Vergel’s boyfriend, Calvin, died of “wasting” in 1992, as Vergel described it. Vergel, because he is among the men whose virus mutated and was aggressive, said he didn’t have an undetectable viral load until just four years ago. It was only then, he said, that he breathed a sigh of relief.

“At the beginning, you wonder how long this one is going to last,” Vergel said of each new treatment. “But then I wondered two years ago, maybe this is it.”

Sawyer, who is still active in ACT UP, said it was in ’96 when things changed for him.

“The protease inhibitors came out in ’96, and my health started rebounding pretty miraculously — the Lazarus effect that people often write about,” he said, referring to the experience of being on death’s door and then being revived.

He also said it was around this time when it finally became profitable for pharmaceutical companies to get involved in the research and production of HIV treatment.

An ongoing battle

According to King, Vergel and Sawyer, the fight against HIV/AIDS is far from over.
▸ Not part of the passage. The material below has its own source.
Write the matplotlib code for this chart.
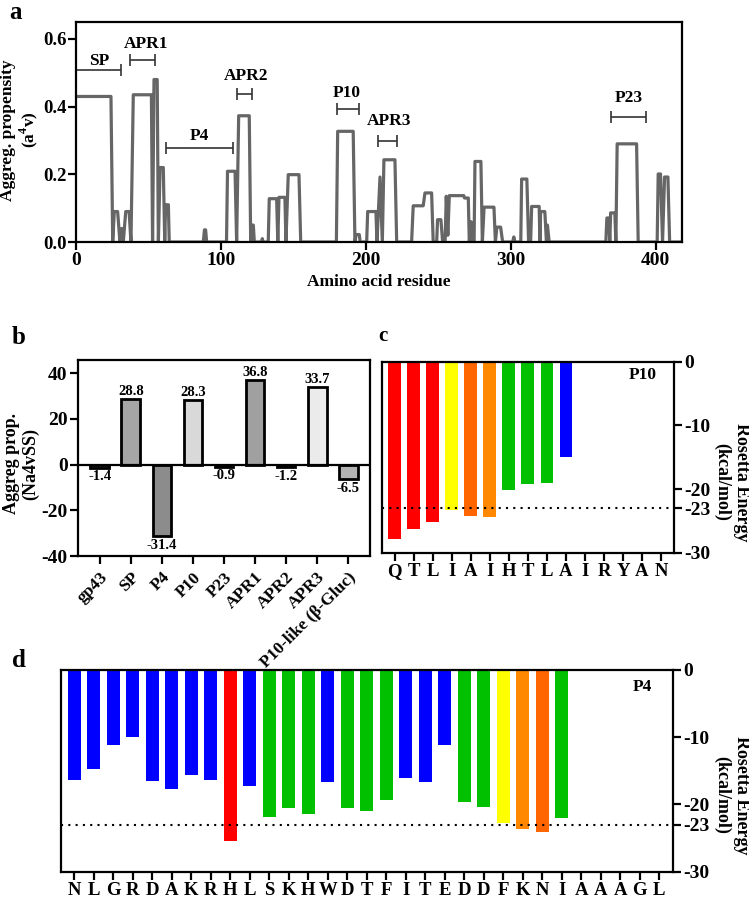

For Sawyer, there are many vulnerable communities still at risk, and he said drug companies are still putting profit over the wellbeing of people with HIV.

“We really have to work on social equity and equitable actions to health care and to HIV education testing treatment,” he said. “There are so many people, poor people and people in rural areas, trans people and people of color, who don’t have equitable access to testing or treatment, and they continue to die of AIDS.”

 Mark S. King Jonathan Timmes

Vergel said while advancements in treatment like pre-exposure prophylaxis (PrEP) are now available and can reduce the viral loads of people with HIV to undetectable, people with HIV still die before they should, and the mental and emotional scars linger.

“Some of us have PTSD,” he said. “But some of us have managed to put that aside, because life goes on. We are celebrating the success of anti-retrovirals. Every gay man should be on PrEP, and every gay man should get tested.”

King has since immersed himself in the world of HIV activism, running the website My Fabulous Disease, where he writes about his experience that began with a phone call in West Hollywood in 1985. He said he wants a new generation of gay men to be proud of the community they come from.

“We stepped up and faced down primal fear and hatred at a time when no one else would take care of us,” he said. “We took care of one another.”